>> begin DATASET ENTRIES

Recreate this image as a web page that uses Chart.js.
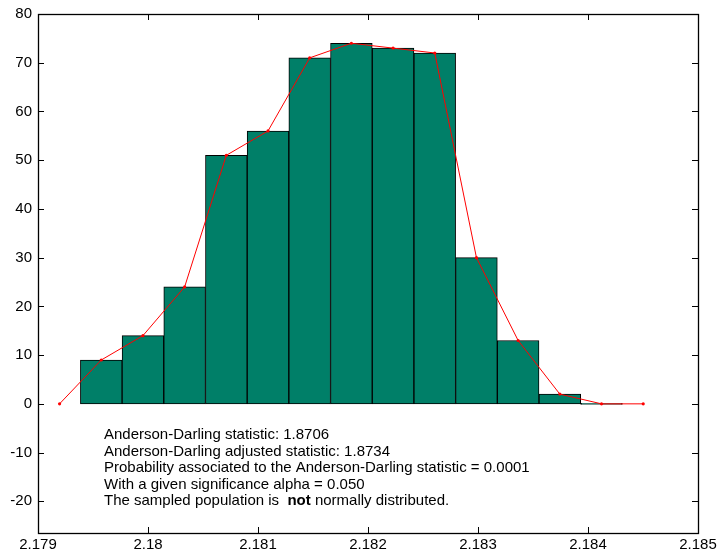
<!DOCTYPE html>
<html lang="en">
<head>
    <meta charset="UTF-8">
    <title>Anderson-Darling histogram</title>
    <script src="https://cdn.jsdelivr.net/npm/chart.js"></script>
    <style>
        html, body {
            margin: 0;
            padding: 0;
            background: #fff;
        }
        #wrap {
            width: 717px;
            height: 555px;
        }
    </style>
</head>
<body>
    <div id="wrap"><canvas id="histChart" width="717" height="555"></canvas></div>

    <script>
        // bin centres (the first and last entries are the empty bins where the red curve starts/ends)
        const binCenters = [2.179196, 2.179575, 2.179954, 2.180333, 2.180712, 2.181091, 2.181470,
            2.181849, 2.182228, 2.182607, 2.182986, 2.183365, 2.183744, 2.184123, 2.184502];
        // bar counts, for binCenters[1] .. binCenters[13]
        const barCounts = [9, 14, 24, 51, 56, 71, 74, 73, 72, 30, 13, 2, 0];
        // red polygon over all bin centres
        const curveCounts = [0, 9, 14, 24, 51, 56, 71, 74, 73, 72, 30, 13, 2, 0, 0];

        const xTicks = [2.179, 2.18, 2.181, 2.182, 2.183, 2.184, 2.185];
        const xTickLabels = ['2.179', '2.18', '2.181', '2.182', '2.183', '2.184', '2.185'];
        const yTicks = [-20, -10, 0, 10, 20, 30, 40, 50, 60, 70, 80];

        const infoLines = [
            ['Anderson-Darling statistic: 1.8706'],
            ['Anderson-Darling adjusted statistic: 1.8734'],
            ['Probability associated to the Anderson-Darling statistic = 0.0001'],
            ['With a given significance alpha = 0.050'],
            ['The sampled population is  ', 'not', ' normally distributed.']
        ];

        const FONT = '"Liberation Sans", Arial, sans-serif';

        // box around the plot with inward ticks on all four sides, plus the text block
        const framePlugin = {
            id: 'frame',
            afterDatasetsDraw(chart) {
                const { ctx, chartArea: a, scales } = chart;
                ctx.save();
                ctx.strokeStyle = '#000';
                ctx.lineWidth = 1;
                ctx.beginPath();
                xTicks.forEach(v => {
                    const px = Math.round(scales.x.getPixelForValue(v)) + 0.5;
                    ctx.moveTo(px, a.bottom); ctx.lineTo(px, a.bottom - 6);
                    ctx.moveTo(px, a.top); ctx.lineTo(px, a.top + 6);
                });
                yTicks.forEach(v => {
                    const py = Math.round(scales.y.getPixelForValue(v)) + 0.5;
                    ctx.moveTo(a.left, py); ctx.lineTo(a.left + 6, py);
                    ctx.moveTo(a.right, py); ctx.lineTo(a.right - 6, py);
                });
                ctx.stroke();
                ctx.lineWidth = 1.3;
                ctx.strokeRect(Math.round(a.left) + 0.5, Math.round(a.top) + 0.5,
                    Math.round(a.right - a.left), Math.round(a.bottom - a.top));

                // statistics text
                ctx.fillStyle = '#000';
                ctx.textBaseline = 'middle';
                let y = a.top + 421;
                infoLines.forEach(parts => {
                    let x = a.left + 66;
                    parts.forEach(p => {
                        ctx.font = (p === 'not' ? 'bold ' : '') + '15px ' + FONT;
                        ctx.fillText(p, x, y);
                        x += ctx.measureText(p).width;
                    });
                    y += 16.5;
                });
                ctx.restore();
            }
        };

        const ctx = document.getElementById('histChart').getContext('2d');
        new Chart(ctx, {
            data: {
                datasets: [
                    {
                        type: 'line',
                        data: binCenters.map((x, i) => ({ x: x, y: curveCounts[i] })),
                        borderColor: '#ff0000',
                        backgroundColor: '#ff0000',
                        borderWidth: 1,
                        pointRadius: 1.6,
                        pointBorderWidth: 0,
                        tension: 0,
                        order: 0
                    },
                    {
                        type: 'bar',
                        data: barCounts.map((y, i) => ({ x: binCenters[i + 1], y: y })),
                        backgroundColor: '#007f68',
                        borderColor: '#000',
                        borderWidth: 1,
                        borderSkipped: false,
                        minBarLength: 1,
                        barPercentage: 1,
                        categoryPercentage: 1,
                        order: 1
                    }
                ]
            },
            options: {
                responsive: false,
                animation: false,
                layout: { padding: { top: 14, right: 19, left: 0, bottom: 0 } },
                plugins: {
                    legend: { display: false },
                    tooltip: { enabled: false }
                },
                scales: {
                    x: {
                        type: 'linear',
                        offset: false,
                        min: 2.179,
                        max: 2.185,
                        grid: { display: false, drawTicks: false, offset: false },
                        border: { display: false },
                        afterBuildTicks: s => { s.ticks = xTicks.map(v => ({ value: v })); },
                        afterFit: s => { s.height = 22; s.paddingLeft = 0; s.paddingRight = 0; },
                        ticks: {
                            padding: 3,
                            maxRotation: 0,
                            autoSkip: false,
                            color: '#000',
                            font: { family: FONT, size: 15 },
                            callback: (v, i) => xTickLabels[i]
                        }
                    },
                    y: {
                        min: -26.5,
                        max: 80,
                        grid: { display: false, drawTicks: false },
                        border: { display: false },
                        afterBuildTicks: s => { s.ticks = yTicks.map(v => ({ value: v })); },
                        afterFit: s => { s.width = 38; s.paddingTop = 0; s.paddingBottom = 0; },
                        ticks: {
                            padding: 6,
                            color: '#000',
                            font: { family: FONT, size: 15 }
                        }
                    }
                }
            },
            plugins: [framePlugin]
        });
    </script>
</body>
</html>
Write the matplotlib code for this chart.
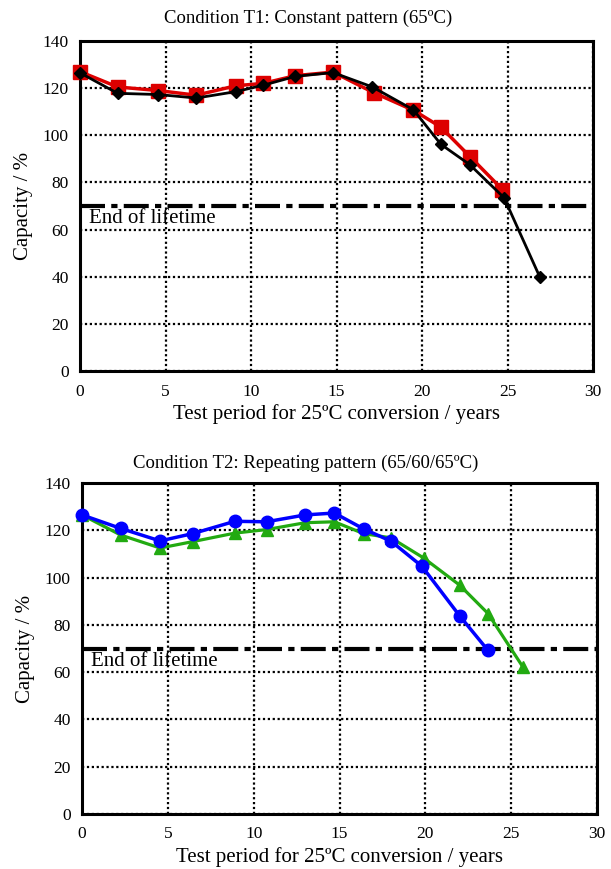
import matplotlib
matplotlib.use("Agg")
import matplotlib.pyplot as plt

plt.rcParams['font.family'] = ['Liberation Serif', 'DejaVu Serif']

# T1 data
t1_red_x = [0, 2.2, 4.55, 6.8, 9.1, 10.7, 12.6, 14.8, 17.2, 19.5, 21.1, 22.8, 24.7]
t1_red_y = [127, 120.5, 119, 117, 121, 122, 125.3, 126.8, 118, 110.6, 103.5, 91, 77]
t1_blk_x = [0, 2.2, 4.55, 6.8, 9.1, 10.7, 12.6, 14.8, 17.1, 19.5, 21.1, 22.8, 24.8, 26.9]
t1_blk_y = [126.5, 117.8, 117.3, 115.8, 118.5, 121.2, 125, 126.6, 120.5, 110.8, 96.2, 87.5, 73.5, 39.7]

# T2 data
t2_blue_x = [0, 2.25, 4.55, 6.45, 8.9, 10.75, 13.0, 14.7, 16.4, 18.0, 19.8, 22.0, 23.65]
t2_blue_y = [126.5, 120.8, 115.5, 118.6, 123.8, 123.6, 126.5, 127.3, 120.6, 115.4, 104.8, 83.8, 69.2]
t2_grn_x = [0, 2.25, 4.55, 6.45, 8.9, 10.75, 13.0, 14.7, 16.4, 18.0, 19.9, 22.0, 23.65, 25.7]
t2_grn_y = [126.5, 118.0, 112.5, 115.2, 118.8, 120.3, 123.2, 123.6, 118.6, 116.8, 108.3, 96.8, 84.8, 62.0]

eol = 70
xticks = [0, 5, 10, 15, 20, 25, 30]
yticks = [0, 20, 40, 60, 80, 100, 120, 140]

fig = plt.figure(figsize=(6.11, 8.69), dpi=100)
ax1 = fig.add_axes([80/611, 1-371/869, (593-80)/611, (371-41)/869])
ax2 = fig.add_axes([82/611, 1-814/869, (597-82)/611, (814-483)/869])

def style(ax):
    ax.set_xlim(0, 30)
    ax.set_ylim(0, 140)
    ax.set_xticks(xticks)
    ax.set_yticks(yticks)
    ax.tick_params(length=0, labelsize=12.5)
    ax.tick_params(axis='x', pad=9)
    ax.tick_params(axis='y', pad=8)
    ax.grid(True, color='black', linestyle=(0, (1, 1.2)), linewidth=1.6)
    for s in ax.spines.values():
        s.set_linewidth(2.2)
    ax.axhline(eol, color='black', linewidth=3, linestyle=(0, (6, 1.5, 1.5, 1.5)), zorder=2)
    ax.text(0.55, 64.5, 'End of lifetime', fontsize=15, va='center', ha='left', zorder=1)
    ax.set_ylabel('Capacity / %', fontsize=15, labelpad=7)
    ax.set_xlabel('Test period for 25ºC conversion / years', fontsize=15, labelpad=3)
    ax.set_axisbelow(True)

style(ax1)
style(ax2)

ax1.plot(t1_red_x, t1_red_y, color='#dd0000', linewidth=2.5, marker='s', markersize=9.5, zorder=3, clip_on=False)
ax1.plot(t1_blk_x, t1_blk_y, color='black', linewidth=2, marker='D', markersize=6, zorder=4, clip_on=False)

ax2.plot(t2_grn_x, t2_grn_y, color='#22aa11', linewidth=2.3, marker='^', markersize=9, zorder=3, clip_on=False)
ax2.plot(t2_blue_x, t2_blue_y, color='#0000ff', linewidth=2.5, marker='o', markersize=9, zorder=4, clip_on=False)

fig.text(0.504, 1-18/869, 'Condition T1: Constant pattern (65ºC)', fontsize=13.5, ha='center', va='center')
fig.text(0.5, 1-463/869, 'Condition T2: Repeating pattern (65/60/65ºC)', fontsize=13.5, ha='center', va='center')

fig.savefig('out.png', dpi=100)
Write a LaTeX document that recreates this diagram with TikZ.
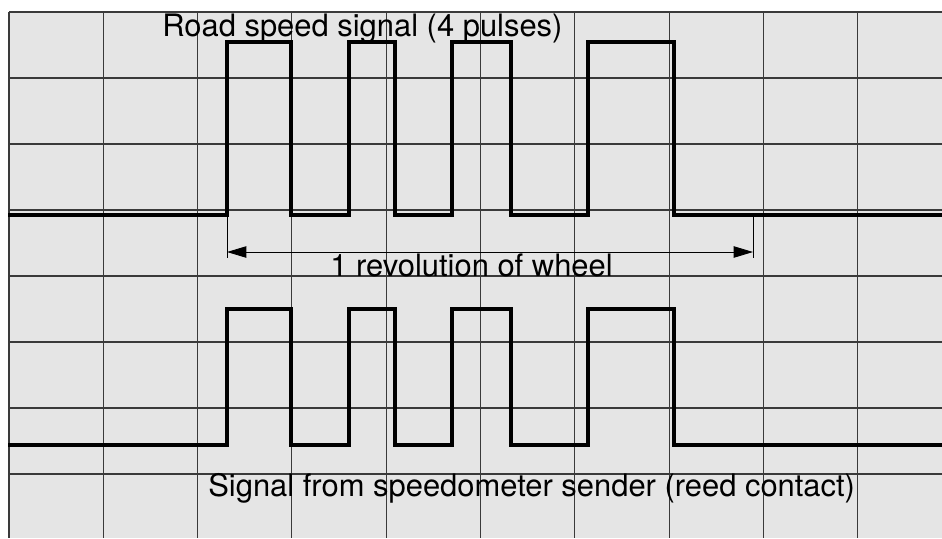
\documentclass[tikz,border=0pt]{standalone}
\usepackage{fontspec}
\setmainfont{TeX Gyre Heros}
\usetikzlibrary{arrows.meta}
\definecolor{scopeGrey}{HTML}{E5E5E5}
\definecolor{gridLine}{HTML}{3A3A3A}

\begin{document}
\begin{tikzpicture}[
    x=0.02cm, y=-0.02cm,
    font=\fontsize{17.6}{20}\selectfont,
    gridline/.style={draw=gridLine, line width=0.65pt},
    signal/.style={draw=black, line width=1.9pt, line join=miter},
    revarrow/.style={{Triangle[length=11pt,width=6.5pt]}-{Triangle[length=11pt,width=6.5pt]}, line width=0.5pt},
    label/.style={anchor=base west, inner sep=0pt}
]
    \useasboundingbox (0,0) rectangle (942,538);
    \fill[scopeGrey] (9,12) rectangle (942,538);
    \foreach \i in {0,...,9} {
        \draw[gridline] (9+94.3*\i, 12) -- (9+94.3*\i, 538);
    }
    \foreach \j in {0,...,7} {
        \draw[gridline] (9, 12+66*\j) -- (942, 12+66*\j);
    }

    \draw[signal] (8,215)
        \foreach \a/\b in {227/291,349/395,452/511,588/674} { -- (\a,215) -- (\a,42) -- (\b,42) -- (\b,215) }
        -- (942,215);
    \draw[signal] (8,445)
        \foreach \a/\b in {227/291,349/395,452/511,588/674} { -- (\a,445) -- (\a,309) -- (\b,309) -- (\b,445) }
        -- (942,445);

    \coordinate (revL) at (227,252);
    \coordinate (revR) at (753,252);
    \draw[line width=0.5pt] (revL) ++(0,-36) -- ++(0,42);
    \draw[line width=0.5pt] (revR) ++(0,-36) -- ++(0,42);
    \draw[revarrow] (revL) -- (revR);

    \node[label] (roadSig) at (162,36) {Road speed signal (4 pulses)};
    \node[label] (revText) at (330,276) {1 revolution of wheel};
    \node[label] (senderSig) at (208,496) {Signal from speedometer sender (reed contact)};
\end{tikzpicture}
\end{document}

>> end DATASET ENTRIES

BRIEF: Make an exact copy of the lines from the one with "Write the matplotlib code for this chart." through the one with "plt.rcParams['font.family'] = ['Liberation", both ends in, and nothing else. Drop every picture.

RESPONSE:
Write the matplotlib code for this chart.
import matplotlib
matplotlib.use("Agg")
import matplotlib.pyplot as plt

plt.rcParams['font.family'] = ['Liberation Serif', 'DejaVu Serif']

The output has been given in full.